### THE REQUEST
Copy the data that follows, character for character, minus the pictures.

### DATA BLOCK
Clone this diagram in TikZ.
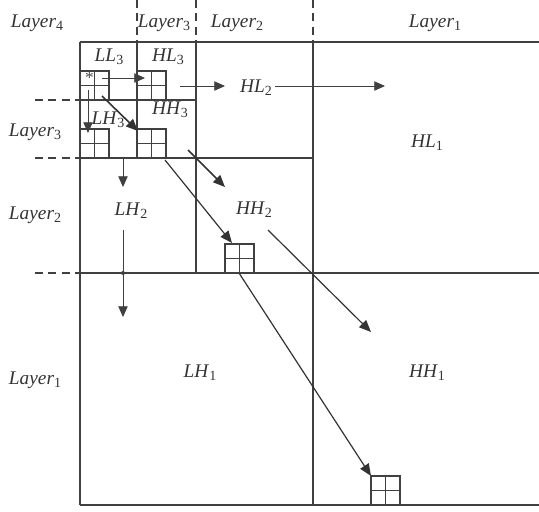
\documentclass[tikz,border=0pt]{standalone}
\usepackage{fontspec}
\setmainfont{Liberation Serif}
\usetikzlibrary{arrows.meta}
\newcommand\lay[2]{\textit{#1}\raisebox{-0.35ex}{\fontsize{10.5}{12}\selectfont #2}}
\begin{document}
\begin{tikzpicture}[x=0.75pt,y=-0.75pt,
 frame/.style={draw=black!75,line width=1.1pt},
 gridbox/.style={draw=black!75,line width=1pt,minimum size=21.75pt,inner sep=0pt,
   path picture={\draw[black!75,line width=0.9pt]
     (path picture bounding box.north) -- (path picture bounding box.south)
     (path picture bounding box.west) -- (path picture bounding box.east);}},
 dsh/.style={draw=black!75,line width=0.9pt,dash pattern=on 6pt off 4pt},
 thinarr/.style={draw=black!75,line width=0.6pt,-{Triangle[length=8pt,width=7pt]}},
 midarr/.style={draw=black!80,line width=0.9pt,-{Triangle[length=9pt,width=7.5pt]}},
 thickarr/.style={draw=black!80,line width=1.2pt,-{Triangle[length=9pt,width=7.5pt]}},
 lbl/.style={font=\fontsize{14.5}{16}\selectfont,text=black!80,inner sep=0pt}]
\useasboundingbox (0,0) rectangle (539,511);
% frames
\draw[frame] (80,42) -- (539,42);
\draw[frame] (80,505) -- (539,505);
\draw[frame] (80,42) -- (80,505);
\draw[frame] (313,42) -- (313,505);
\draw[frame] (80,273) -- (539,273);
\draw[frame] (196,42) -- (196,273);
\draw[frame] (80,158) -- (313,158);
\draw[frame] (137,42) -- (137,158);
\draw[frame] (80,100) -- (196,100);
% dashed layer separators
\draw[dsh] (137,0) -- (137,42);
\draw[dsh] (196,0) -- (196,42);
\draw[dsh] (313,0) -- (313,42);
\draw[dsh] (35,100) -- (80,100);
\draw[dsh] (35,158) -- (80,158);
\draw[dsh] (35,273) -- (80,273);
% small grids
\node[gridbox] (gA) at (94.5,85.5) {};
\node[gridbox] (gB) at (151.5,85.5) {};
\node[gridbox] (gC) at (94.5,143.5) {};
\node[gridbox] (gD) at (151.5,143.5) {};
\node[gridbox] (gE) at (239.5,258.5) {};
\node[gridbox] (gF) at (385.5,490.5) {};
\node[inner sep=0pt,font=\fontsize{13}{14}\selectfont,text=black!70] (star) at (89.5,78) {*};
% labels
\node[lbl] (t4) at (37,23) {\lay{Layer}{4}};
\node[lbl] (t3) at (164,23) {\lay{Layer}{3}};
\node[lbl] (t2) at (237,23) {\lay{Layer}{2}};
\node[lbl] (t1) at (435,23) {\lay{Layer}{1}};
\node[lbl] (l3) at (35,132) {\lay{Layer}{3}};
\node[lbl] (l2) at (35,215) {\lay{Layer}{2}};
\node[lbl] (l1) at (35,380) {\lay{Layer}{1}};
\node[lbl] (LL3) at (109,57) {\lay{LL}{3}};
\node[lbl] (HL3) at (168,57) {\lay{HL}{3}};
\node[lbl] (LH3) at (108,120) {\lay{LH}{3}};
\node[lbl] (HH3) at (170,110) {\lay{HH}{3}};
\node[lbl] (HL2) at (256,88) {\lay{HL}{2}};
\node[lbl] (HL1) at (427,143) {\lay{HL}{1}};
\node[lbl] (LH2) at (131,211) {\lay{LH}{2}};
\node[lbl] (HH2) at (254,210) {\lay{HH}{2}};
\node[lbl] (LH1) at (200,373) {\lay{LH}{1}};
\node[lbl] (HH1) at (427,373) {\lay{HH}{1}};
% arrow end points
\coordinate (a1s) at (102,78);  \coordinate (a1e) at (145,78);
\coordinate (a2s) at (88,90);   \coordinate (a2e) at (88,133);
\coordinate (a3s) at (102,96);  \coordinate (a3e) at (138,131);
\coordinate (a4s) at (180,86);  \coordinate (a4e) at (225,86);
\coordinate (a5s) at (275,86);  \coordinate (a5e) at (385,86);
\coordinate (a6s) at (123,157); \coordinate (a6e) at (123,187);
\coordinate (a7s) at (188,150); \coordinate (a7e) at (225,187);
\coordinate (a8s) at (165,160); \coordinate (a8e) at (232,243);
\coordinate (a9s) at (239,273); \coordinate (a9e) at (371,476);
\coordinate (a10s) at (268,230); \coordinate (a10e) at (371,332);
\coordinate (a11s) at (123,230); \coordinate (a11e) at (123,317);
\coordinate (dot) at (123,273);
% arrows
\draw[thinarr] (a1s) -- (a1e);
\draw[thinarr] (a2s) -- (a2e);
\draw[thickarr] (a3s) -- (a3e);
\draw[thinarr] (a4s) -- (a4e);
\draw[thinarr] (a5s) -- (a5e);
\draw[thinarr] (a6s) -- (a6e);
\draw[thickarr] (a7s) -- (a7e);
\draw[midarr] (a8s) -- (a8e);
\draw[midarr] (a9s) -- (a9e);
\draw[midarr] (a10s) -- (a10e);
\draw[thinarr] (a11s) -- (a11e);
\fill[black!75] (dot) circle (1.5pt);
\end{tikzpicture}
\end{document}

### EXERCISE SOLUTION
Clone this diagram in TikZ.
\documentclass[tikz,border=0pt]{standalone}
\usepackage{fontspec}
\setmainfont{Liberation Serif}
\usetikzlibrary{arrows.meta}
\newcommand\lay[2]{\textit{#1}\raisebox{-0.35ex}{\fontsize{10.5}{12}\selectfont #2}}
\begin{document}
\begin{tikzpicture}[x=0.75pt,y=-0.75pt,
 frame/.style={draw=black!75,line width=1.1pt},
 gridbox/.style={draw=black!75,line width=1pt,minimum size=21.75pt,inner sep=0pt,
   path picture={\draw[black!75,line width=0.9pt]
     (path picture bounding box.north) -- (path picture bounding box.south)
     (path picture bounding box.west) -- (path picture bounding box.east);}},
 dsh/.style={draw=black!75,line width=0.9pt,dash pattern=on 6pt off 4pt},
 thinarr/.style={draw=black!75,line width=0.6pt,-{Triangle[length=8pt,width=7pt]}},
 midarr/.style={draw=black!80,line width=0.9pt,-{Triangle[length=9pt,width=7.5pt]}},
 thickarr/.style={draw=black!80,line width=1.2pt,-{Triangle[length=9pt,width=7.5pt]}},
 lbl/.style={font=\fontsize{14.5}{16}\selectfont,text=black!80,inner sep=0pt}]
\useasboundingbox (0,0) rectangle (539,511);
% frames
\draw[frame] (80,42) -- (539,42);
\draw[frame] (80,505) -- (539,505);
\draw[frame] (80,42) -- (80,505);
\draw[frame] (313,42) -- (313,505);
\draw[frame] (80,273) -- (539,273);
\draw[frame] (196,42) -- (196,273);
\draw[frame] (80,158) -- (313,158);
\draw[frame] (137,42) -- (137,158);
\draw[frame] (80,100) -- (196,100);
% dashed layer separators
\draw[dsh] (137,0) -- (137,42);
\draw[dsh] (196,0) -- (196,42);
\draw[dsh] (313,0) -- (313,42);
\draw[dsh] (35,100) -- (80,100);
\draw[dsh] (35,158) -- (80,158);
\draw[dsh] (35,273) -- (80,273);
% small grids
\node[gridbox] (gA) at (94.5,85.5) {};
\node[gridbox] (gB) at (151.5,85.5) {};
\node[gridbox] (gC) at (94.5,143.5) {};
\node[gridbox] (gD) at (151.5,143.5) {};
\node[gridbox] (gE) at (239.5,258.5) {};
\node[gridbox] (gF) at (385.5,490.5) {};
\node[inner sep=0pt,font=\fontsize{13}{14}\selectfont,text=black!70] (star) at (89.5,78) {*};
% labels
\node[lbl] (t4) at (37,23) {\lay{Layer}{4}};
\node[lbl] (t3) at (164,23) {\lay{Layer}{3}};
\node[lbl] (t2) at (237,23) {\lay{Layer}{2}};
\node[lbl] (t1) at (435,23) {\lay{Layer}{1}};
\node[lbl] (l3) at (35,132) {\lay{Layer}{3}};
\node[lbl] (l2) at (35,215) {\lay{Layer}{2}};
\node[lbl] (l1) at (35,380) {\lay{Layer}{1}};
\node[lbl] (LL3) at (109,57) {\lay{LL}{3}};
\node[lbl] (HL3) at (168,57) {\lay{HL}{3}};
\node[lbl] (LH3) at (108,120) {\lay{LH}{3}};
\node[lbl] (HH3) at (170,110) {\lay{HH}{3}};
\node[lbl] (HL2) at (256,88) {\lay{HL}{2}};
\node[lbl] (HL1) at (427,143) {\lay{HL}{1}};
\node[lbl] (LH2) at (131,211) {\lay{LH}{2}};
\node[lbl] (HH2) at (254,210) {\lay{HH}{2}};
\node[lbl] (LH1) at (200,373) {\lay{LH}{1}};
\node[lbl] (HH1) at (427,373) {\lay{HH}{1}};
% arrow end points
\coordinate (a1s) at (102,78);  \coordinate (a1e) at (145,78);
\coordinate (a2s) at (88,90);   \coordinate (a2e) at (88,133);
\coordinate (a3s) at (102,96);  \coordinate (a3e) at (138,131);
\coordinate (a4s) at (180,86);  \coordinate (a4e) at (225,86);
\coordinate (a5s) at (275,86);  \coordinate (a5e) at (385,86);
\coordinate (a6s) at (123,157); \coordinate (a6e) at (123,187);
\coordinate (a7s) at (188,150); \coordinate (a7e) at (225,187);
\coordinate (a8s) at (165,160); \coordinate (a8e) at (232,243);
\coordinate (a9s) at (239,273); \coordinate (a9e) at (371,476);
\coordinate (a10s) at (268,230); \coordinate (a10e) at (371,332);
\coordinate (a11s) at (123,230); \coordinate (a11e) at (123,317);
\coordinate (dot) at (123,273);
% arrows
\draw[thinarr] (a1s) -- (a1e);
\draw[thinarr] (a2s) -- (a2e);
\draw[thickarr] (a3s) -- (a3e);
\draw[thinarr] (a4s) -- (a4e);
\draw[thinarr] (a5s) -- (a5e);
\draw[thinarr] (a6s) -- (a6e);
\draw[thickarr] (a7s) -- (a7e);
\draw[midarr] (a8s) -- (a8e);
\draw[midarr] (a9s) -- (a9e);
\draw[midarr] (a10s) -- (a10e);
\draw[thinarr] (a11s) -- (a11e);
\fill[black!75] (dot) circle (1.5pt);
\end{tikzpicture}
\end{document}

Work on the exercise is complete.